Preprint Article Version 1 This version is not peer-reviewed

Attenuated Kinetic and Kinematic Properties During Slow Versus Traditional Velocity Resistance Exercise

Version 1 : Received: 30 October 2018 / Approved: 31 October 2018 / Online: 31 October 2018 (09:01:43 CET)

How to cite: Dietz, P.; Fry, A.; Herda, T.; Cabarkapa, D.; Lane, M.; Andre, M. Attenuated Kinetic and Kinematic Properties During Slow Versus Traditional Velocity Resistance Exercise. Preprints 2018, 2018100743 (doi: 10.20944/preprints201810.0743.v1). Dietz, P.; Fry, A.; Herda, T.; Cabarkapa, D.; Lane, M.; Andre, M. Attenuated Kinetic and Kinematic Properties During Slow Versus Traditional Velocity Resistance Exercise. Preprints 2018, 2018100743 (doi: 10.20944/preprints201810.0743.v1).

Abstract

Purposely slow velocity resistance exercise (i.e., 10 s concentric and eccentric phases) is a popular training method, but limits the loads that can be lifted (e.g., <50% 1 RM).

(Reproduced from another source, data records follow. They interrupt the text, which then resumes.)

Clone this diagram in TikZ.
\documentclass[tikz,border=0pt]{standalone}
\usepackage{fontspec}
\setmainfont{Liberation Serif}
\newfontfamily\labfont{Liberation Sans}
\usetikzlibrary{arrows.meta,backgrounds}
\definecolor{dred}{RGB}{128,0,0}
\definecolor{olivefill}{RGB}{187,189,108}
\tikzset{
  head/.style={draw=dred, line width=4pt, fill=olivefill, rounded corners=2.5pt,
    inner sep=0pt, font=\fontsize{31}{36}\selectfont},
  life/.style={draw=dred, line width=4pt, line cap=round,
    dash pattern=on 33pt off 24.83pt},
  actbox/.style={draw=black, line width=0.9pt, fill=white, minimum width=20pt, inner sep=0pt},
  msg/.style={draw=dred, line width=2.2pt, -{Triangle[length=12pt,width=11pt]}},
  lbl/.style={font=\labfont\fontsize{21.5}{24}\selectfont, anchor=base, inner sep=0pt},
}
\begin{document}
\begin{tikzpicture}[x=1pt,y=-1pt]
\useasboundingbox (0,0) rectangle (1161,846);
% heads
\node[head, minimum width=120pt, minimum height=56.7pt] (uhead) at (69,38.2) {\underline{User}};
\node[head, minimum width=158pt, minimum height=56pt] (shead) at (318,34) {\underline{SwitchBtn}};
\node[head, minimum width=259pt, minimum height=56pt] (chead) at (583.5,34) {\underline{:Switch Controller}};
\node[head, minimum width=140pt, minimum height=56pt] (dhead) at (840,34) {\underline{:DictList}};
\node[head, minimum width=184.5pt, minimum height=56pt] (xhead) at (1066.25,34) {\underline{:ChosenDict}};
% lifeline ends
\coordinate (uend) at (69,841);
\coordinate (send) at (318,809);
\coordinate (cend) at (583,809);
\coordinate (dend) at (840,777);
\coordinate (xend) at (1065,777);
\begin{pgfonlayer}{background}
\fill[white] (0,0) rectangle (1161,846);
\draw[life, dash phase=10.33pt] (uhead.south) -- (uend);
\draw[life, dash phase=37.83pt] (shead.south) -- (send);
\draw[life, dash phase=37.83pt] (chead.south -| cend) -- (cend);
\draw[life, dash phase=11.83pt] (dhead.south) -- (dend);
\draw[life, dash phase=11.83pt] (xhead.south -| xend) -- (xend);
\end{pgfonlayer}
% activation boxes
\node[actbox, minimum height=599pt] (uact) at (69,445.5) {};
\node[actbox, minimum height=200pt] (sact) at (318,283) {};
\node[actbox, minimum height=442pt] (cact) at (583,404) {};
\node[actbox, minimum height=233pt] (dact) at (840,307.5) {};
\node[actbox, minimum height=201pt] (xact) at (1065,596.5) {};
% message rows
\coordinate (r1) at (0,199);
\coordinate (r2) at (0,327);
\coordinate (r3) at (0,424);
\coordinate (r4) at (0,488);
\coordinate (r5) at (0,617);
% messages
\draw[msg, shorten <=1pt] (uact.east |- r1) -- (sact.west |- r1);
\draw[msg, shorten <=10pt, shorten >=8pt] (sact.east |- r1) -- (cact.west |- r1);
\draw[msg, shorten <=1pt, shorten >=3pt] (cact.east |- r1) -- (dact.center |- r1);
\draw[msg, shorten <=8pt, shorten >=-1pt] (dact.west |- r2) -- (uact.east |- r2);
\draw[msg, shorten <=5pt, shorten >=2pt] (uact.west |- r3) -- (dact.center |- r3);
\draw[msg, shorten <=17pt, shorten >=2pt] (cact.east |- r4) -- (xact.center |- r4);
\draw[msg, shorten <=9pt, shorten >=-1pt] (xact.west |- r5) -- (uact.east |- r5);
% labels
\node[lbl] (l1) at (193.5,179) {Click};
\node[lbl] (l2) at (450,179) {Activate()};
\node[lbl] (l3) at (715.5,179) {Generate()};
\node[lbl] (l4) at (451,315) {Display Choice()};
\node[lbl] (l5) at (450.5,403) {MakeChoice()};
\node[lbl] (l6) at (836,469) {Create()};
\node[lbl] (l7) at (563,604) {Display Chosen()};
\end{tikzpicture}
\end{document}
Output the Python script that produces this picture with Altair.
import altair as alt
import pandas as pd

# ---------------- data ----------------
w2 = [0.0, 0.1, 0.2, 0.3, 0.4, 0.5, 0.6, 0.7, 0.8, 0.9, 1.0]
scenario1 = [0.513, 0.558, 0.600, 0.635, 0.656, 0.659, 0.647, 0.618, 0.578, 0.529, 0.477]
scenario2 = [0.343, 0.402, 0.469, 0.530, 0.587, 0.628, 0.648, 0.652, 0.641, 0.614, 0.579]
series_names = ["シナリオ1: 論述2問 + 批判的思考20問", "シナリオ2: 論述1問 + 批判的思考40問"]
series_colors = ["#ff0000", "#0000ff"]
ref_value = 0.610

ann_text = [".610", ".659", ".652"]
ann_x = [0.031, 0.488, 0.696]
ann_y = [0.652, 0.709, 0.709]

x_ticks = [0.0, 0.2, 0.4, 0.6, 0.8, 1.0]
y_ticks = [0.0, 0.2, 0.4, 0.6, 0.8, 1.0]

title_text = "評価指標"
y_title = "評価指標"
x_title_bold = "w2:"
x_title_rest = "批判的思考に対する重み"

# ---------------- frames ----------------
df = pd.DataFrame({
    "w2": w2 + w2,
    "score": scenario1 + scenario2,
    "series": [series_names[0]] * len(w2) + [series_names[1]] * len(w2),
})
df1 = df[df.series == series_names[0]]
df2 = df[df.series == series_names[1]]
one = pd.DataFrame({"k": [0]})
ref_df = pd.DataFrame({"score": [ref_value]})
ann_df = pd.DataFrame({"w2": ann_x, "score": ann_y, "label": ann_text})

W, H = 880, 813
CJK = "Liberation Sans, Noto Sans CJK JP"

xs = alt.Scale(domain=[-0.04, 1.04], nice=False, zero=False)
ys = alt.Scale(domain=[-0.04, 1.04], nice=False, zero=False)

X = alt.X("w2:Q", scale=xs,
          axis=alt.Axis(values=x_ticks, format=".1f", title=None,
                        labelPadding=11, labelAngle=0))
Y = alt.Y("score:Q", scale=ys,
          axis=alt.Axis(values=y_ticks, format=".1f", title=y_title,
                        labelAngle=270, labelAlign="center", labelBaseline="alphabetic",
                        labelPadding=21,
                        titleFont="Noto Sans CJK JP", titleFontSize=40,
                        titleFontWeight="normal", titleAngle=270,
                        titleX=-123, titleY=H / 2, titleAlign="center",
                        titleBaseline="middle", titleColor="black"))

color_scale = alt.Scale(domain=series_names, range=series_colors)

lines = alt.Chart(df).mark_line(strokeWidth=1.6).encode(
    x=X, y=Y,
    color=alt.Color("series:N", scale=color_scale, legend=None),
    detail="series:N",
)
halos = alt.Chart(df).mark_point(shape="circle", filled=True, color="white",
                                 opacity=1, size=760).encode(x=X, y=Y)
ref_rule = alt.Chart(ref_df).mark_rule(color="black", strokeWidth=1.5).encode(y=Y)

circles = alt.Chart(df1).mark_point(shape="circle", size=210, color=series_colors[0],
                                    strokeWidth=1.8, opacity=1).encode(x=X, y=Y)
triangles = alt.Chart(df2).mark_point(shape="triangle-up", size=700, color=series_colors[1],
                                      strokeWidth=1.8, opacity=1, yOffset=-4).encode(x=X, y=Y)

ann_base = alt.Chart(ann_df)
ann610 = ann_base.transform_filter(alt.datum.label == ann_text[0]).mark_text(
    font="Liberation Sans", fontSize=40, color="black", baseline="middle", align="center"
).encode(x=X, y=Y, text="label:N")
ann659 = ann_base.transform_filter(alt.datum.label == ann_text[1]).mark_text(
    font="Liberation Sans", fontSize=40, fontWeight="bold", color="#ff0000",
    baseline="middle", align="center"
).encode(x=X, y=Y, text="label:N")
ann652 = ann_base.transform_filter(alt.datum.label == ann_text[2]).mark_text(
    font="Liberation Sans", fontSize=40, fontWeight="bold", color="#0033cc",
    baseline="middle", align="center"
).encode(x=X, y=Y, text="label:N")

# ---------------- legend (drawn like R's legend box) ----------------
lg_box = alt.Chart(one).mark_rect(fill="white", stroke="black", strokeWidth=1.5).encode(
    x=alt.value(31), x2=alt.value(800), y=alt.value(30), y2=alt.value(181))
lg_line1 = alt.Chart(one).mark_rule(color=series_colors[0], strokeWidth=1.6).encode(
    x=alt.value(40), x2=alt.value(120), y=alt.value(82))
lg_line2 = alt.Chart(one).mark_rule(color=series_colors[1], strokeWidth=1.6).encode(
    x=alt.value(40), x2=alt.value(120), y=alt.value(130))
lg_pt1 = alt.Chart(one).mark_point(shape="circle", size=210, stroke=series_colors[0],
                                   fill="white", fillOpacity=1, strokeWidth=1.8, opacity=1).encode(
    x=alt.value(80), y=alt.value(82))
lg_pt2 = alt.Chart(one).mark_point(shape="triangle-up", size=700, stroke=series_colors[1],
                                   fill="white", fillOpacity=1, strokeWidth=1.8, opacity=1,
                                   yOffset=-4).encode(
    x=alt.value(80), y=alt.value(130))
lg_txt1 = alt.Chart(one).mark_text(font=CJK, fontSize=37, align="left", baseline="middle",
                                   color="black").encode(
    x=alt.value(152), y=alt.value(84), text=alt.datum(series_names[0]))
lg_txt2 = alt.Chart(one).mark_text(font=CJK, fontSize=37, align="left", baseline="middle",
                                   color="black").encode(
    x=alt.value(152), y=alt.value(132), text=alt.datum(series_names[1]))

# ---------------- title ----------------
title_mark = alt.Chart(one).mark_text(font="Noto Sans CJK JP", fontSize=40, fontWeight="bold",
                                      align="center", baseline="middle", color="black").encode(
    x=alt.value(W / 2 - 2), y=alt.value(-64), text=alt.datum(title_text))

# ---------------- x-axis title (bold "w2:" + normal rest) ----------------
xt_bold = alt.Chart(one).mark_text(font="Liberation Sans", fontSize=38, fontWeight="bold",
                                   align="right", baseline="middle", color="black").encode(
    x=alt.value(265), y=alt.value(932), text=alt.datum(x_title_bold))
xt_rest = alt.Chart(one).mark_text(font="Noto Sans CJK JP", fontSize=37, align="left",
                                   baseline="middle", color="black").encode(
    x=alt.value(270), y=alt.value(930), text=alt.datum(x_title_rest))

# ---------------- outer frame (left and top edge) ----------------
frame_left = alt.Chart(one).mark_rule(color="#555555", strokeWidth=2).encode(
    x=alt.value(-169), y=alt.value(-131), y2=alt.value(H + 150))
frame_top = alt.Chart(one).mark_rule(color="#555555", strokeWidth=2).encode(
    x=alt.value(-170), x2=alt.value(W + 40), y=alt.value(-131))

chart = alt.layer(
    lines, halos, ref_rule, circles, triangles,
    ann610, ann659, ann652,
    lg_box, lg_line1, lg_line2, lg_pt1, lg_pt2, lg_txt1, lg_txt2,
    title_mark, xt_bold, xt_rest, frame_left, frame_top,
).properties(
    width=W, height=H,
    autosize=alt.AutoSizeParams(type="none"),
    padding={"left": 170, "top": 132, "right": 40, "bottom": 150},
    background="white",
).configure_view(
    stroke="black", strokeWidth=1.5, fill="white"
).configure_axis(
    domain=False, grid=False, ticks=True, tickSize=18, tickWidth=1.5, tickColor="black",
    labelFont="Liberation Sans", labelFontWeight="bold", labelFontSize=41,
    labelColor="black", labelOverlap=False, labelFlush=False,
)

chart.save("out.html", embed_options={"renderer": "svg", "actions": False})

This study compared the biomechanical properties of purposely slow velocity (SLOW) and traditional resistance exercise (TRAD) that uses maximal lifting velocities. Healthy resistance-trained men (n=5) performed two testing sessions (barbell squat and bench press) in random-order; a SLOW session (1 set x 10 repetitions at 28% 1 RM, 10 s concentric & eccentric), and a TRAD session (3 x 10 at 70% 1 RM, controlled eccentric and maximal concentric). A force plate and linear position transducer were used to collect kinetic and kinematic data for every repetition of both protocols (α = 0.05). For both exercises, both concentric and eccentric mean force (N) and power (W) for each repetition was greater for TRAD. When the entire training session (squat + bench press) was examined, SLOW exhibited greater time under tension, while TRAD produced greater work (J) and impulse (N·s). Contrary to suggestions in both the lay and scientific literature, purposely slow resistance exercise produced less force, power, and work than traditional velocity resistance exercise.